### What to work on
Transcribe the full listing exactly, and drop every picture.

### Source data

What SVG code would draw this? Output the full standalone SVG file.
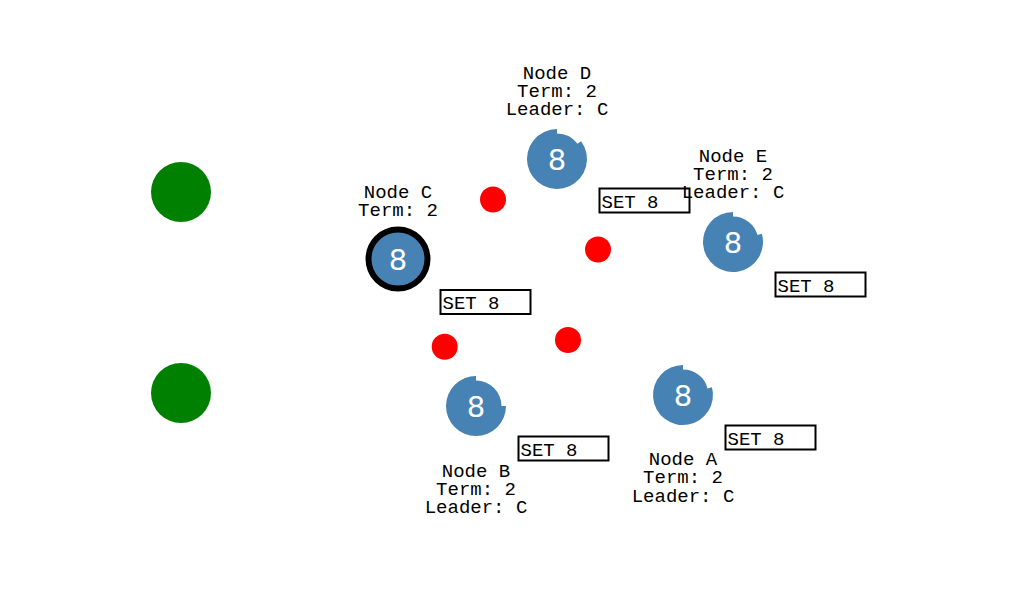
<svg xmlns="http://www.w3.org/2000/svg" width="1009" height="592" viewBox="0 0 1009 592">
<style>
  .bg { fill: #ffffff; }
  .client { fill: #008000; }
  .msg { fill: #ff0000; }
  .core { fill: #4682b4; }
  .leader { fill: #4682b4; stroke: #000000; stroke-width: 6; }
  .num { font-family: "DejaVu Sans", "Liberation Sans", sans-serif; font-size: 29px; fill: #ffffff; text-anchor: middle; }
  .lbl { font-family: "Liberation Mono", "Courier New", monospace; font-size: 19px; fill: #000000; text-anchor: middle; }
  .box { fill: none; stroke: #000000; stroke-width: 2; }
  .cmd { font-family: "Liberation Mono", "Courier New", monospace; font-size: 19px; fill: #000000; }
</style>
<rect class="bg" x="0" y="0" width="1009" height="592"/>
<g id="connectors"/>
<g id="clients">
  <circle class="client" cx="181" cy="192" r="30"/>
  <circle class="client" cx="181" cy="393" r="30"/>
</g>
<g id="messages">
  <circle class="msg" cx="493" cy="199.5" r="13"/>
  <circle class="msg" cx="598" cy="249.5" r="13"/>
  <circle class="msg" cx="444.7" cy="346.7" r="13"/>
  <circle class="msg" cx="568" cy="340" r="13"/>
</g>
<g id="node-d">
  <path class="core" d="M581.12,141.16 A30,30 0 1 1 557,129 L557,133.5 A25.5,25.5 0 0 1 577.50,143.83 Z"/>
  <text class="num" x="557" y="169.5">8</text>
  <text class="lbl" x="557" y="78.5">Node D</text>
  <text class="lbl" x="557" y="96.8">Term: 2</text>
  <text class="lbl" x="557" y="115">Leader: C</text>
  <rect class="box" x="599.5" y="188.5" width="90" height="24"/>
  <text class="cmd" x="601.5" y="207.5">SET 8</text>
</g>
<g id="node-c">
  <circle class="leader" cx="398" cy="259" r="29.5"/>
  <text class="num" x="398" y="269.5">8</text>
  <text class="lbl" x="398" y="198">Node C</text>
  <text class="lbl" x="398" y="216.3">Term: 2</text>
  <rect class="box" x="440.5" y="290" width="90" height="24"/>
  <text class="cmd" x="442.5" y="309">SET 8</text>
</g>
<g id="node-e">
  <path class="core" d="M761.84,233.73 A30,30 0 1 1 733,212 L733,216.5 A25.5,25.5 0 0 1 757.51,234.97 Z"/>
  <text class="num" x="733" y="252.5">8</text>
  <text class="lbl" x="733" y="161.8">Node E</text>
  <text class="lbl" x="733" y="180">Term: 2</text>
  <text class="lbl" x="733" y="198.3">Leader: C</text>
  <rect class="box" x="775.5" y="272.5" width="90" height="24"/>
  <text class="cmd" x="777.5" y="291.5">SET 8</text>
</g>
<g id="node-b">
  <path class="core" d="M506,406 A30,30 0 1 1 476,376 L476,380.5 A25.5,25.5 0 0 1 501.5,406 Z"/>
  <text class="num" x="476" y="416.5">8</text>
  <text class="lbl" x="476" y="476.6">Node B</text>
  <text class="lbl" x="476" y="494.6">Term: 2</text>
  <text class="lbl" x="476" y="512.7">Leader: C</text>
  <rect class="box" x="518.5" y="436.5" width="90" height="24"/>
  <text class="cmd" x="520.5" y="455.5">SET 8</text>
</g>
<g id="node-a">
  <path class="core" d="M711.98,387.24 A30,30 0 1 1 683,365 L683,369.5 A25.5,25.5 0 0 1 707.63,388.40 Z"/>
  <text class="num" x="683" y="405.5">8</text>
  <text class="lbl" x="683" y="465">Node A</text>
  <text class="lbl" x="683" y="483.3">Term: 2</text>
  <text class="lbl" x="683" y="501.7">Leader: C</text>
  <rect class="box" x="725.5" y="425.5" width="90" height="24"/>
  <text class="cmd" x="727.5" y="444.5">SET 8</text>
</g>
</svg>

### Output of the task
What SVG code would draw this? Output the full standalone SVG file.
<svg xmlns="http://www.w3.org/2000/svg" width="1009" height="592" viewBox="0 0 1009 592">
<style>
  .bg { fill: #ffffff; }
  .client { fill: #008000; }
  .msg { fill: #ff0000; }
  .core { fill: #4682b4; }
  .leader { fill: #4682b4; stroke: #000000; stroke-width: 6; }
  .num { font-family: "DejaVu Sans", "Liberation Sans", sans-serif; font-size: 29px; fill: #ffffff; text-anchor: middle; }
  .lbl { font-family: "Liberation Mono", "Courier New", monospace; font-size: 19px; fill: #000000; text-anchor: middle; }
  .box { fill: none; stroke: #000000; stroke-width: 2; }
  .cmd { font-family: "Liberation Mono", "Courier New", monospace; font-size: 19px; fill: #000000; }
</style>
<rect class="bg" x="0" y="0" width="1009" height="592"/>
<g id="connectors"/>
<g id="clients">
  <circle class="client" cx="181" cy="192" r="30"/>
  <circle class="client" cx="181" cy="393" r="30"/>
</g>
<g id="messages">
  <circle class="msg" cx="493" cy="199.5" r="13"/>
  <circle class="msg" cx="598" cy="249.5" r="13"/>
  <circle class="msg" cx="444.7" cy="346.7" r="13"/>
  <circle class="msg" cx="568" cy="340" r="13"/>
</g>
<g id="node-d">
  <path class="core" d="M581.12,141.16 A30,30 0 1 1 557,129 L557,133.5 A25.5,25.5 0 0 1 577.50,143.83 Z"/>
  <text class="num" x="557" y="169.5">8</text>
  <text class="lbl" x="557" y="78.5">Node D</text>
  <text class="lbl" x="557" y="96.8">Term: 2</text>
  <text class="lbl" x="557" y="115">Leader: C</text>
  <rect class="box" x="599.5" y="188.5" width="90" height="24"/>
  <text class="cmd" x="601.5" y="207.5">SET 8</text>
</g>
<g id="node-c">
  <circle class="leader" cx="398" cy="259" r="29.5"/>
  <text class="num" x="398" y="269.5">8</text>
  <text class="lbl" x="398" y="198">Node C</text>
  <text class="lbl" x="398" y="216.3">Term: 2</text>
  <rect class="box" x="440.5" y="290" width="90" height="24"/>
  <text class="cmd" x="442.5" y="309">SET 8</text>
</g>
<g id="node-e">
  <path class="core" d="M761.84,233.73 A30,30 0 1 1 733,212 L733,216.5 A25.5,25.5 0 0 1 757.51,234.97 Z"/>
  <text class="num" x="733" y="252.5">8</text>
  <text class="lbl" x="733" y="161.8">Node E</text>
  <text class="lbl" x="733" y="180">Term: 2</text>
  <text class="lbl" x="733" y="198.3">Leader: C</text>
  <rect class="box" x="775.5" y="272.5" width="90" height="24"/>
  <text class="cmd" x="777.5" y="291.5">SET 8</text>
</g>
<g id="node-b">
  <path class="core" d="M506,406 A30,30 0 1 1 476,376 L476,380.5 A25.5,25.5 0 0 1 501.5,406 Z"/>
  <text class="num" x="476" y="416.5">8</text>
  <text class="lbl" x="476" y="476.6">Node B</text>
  <text class="lbl" x="476" y="494.6">Term: 2</text>
  <text class="lbl" x="476" y="512.7">Leader: C</text>
  <rect class="box" x="518.5" y="436.5" width="90" height="24"/>
  <text class="cmd" x="520.5" y="455.5">SET 8</text>
</g>
<g id="node-a">
  <path class="core" d="M711.98,387.24 A30,30 0 1 1 683,365 L683,369.5 A25.5,25.5 0 0 1 707.63,388.40 Z"/>
  <text class="num" x="683" y="405.5">8</text>
  <text class="lbl" x="683" y="465">Node A</text>
  <text class="lbl" x="683" y="483.3">Term: 2</text>
  <text class="lbl" x="683" y="501.7">Leader: C</text>
  <rect class="box" x="725.5" y="425.5" width="90" height="24"/>
  <text class="cmd" x="727.5" y="444.5">SET 8</text>
</g>
</svg>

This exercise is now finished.